A precipitation reaction produces a water-insoluble solid product called a precipitate. The reactants are generally water-soluble ionic compounds that dissolve to produce an aqueous solution of anions and cations. When the cation from one reactant can form an insoluble compound with the anion of another reactant, a precipitation reaction occurs. Detailed below are the reactions for demos A-G.

A: CuSO4(aq) + Na2CO3(aq) → CuCO3(s) + Na2SO4(aq)

Net ionic equation: Cu+2(aq) + CO3-2(aq) → CuCO3(s)

B: Fe(NO3)3(aq) + 3NaOH(aq) → Fe(OH)3(s) + 3Na(NO3)(aq)

Net ionic equation: Fe3+(aq)+ 3 OH-(aq) → Fe(OH)3(s)

Alt: FeCl3(aq) + 3NaOH(aq) → Fe(OH)3(s) + 3NaCl(aq)

Net ionic equation: Fe3+(aq) + 3OH-(aq) → Fe(OH)3(s)

C: CuSO4(aq) + CaCl2(aq) → CuCl2(aq) + CaSO4(s)

Net ionic equation: Ca+2(aq) + SO42-(aq) → CaSO4(s)

D: 2NaI(or 2KI)(aq) + Pb(NO3)2(aq) → PbI2(s) + 2Na(NO3) or 2K(NO3)(aq)

Net ionic equation: Pb2+(aq) + 2I-(aq) → PbI2(s)

E: 3Na2CO3(aq) + 2FeCl3 (aq) → Fe2(CO3)3(s) + 6NaCl(aq)

Net ionic equation: 2Fe+3(aq) + 3(CO3)2- → Fe2(CO3)3(s)

F: AgNO3(aq) + KCl(or KI)(aq) → AgCl (or AgI)(s) + KNO3(aq)

Net ionic equation: Ag+1(aq) + Cl(or I)-1(aq) → AgCl(s) or AgI(s)

G: Pb(NO3)2(aq) + Na(NO3) → no reaction. Both reactants are nitrate salts, which are water-soluble. No precipitation occurs.

NaI(s) → Na+(aq) + I-(aq)

Pb(NO3)2(aq) + 2NaI(aq) → PbI2(aq) + 2Na(NO3)

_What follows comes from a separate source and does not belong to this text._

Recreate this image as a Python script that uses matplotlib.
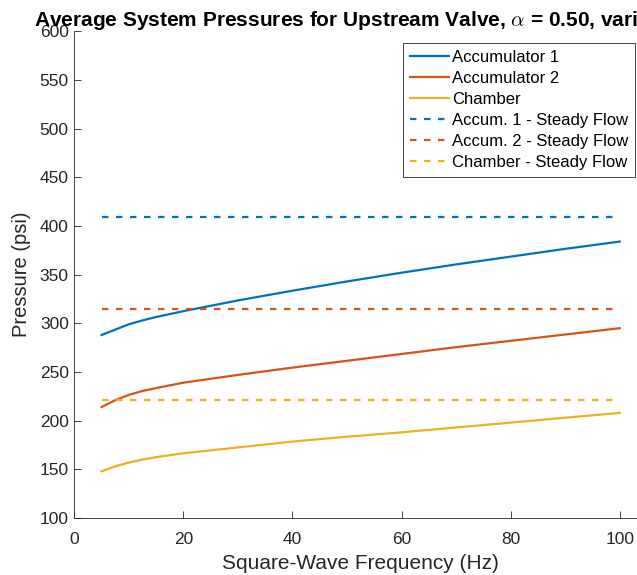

Net Ionic equation: Pb2+(aq) + 2I-(aq) → PbI2(s)


Lead is toxic. Silver nitrate can cause skin irritations. Sodium hydroxide is caustic and can cause skin irritations or burns. Use appropriate protective equipment, including gloves and safety glasses.


Dispose of solutions in proper aqueous waste containers. The solution containing iron hydroxide from reaction B can be saved and reused for Demo 4.10 – Hydroxide Clean-up. The solution containing iron carbonate from reaction E can be saved and reused for Demo 4.4 – Carbonates in acid.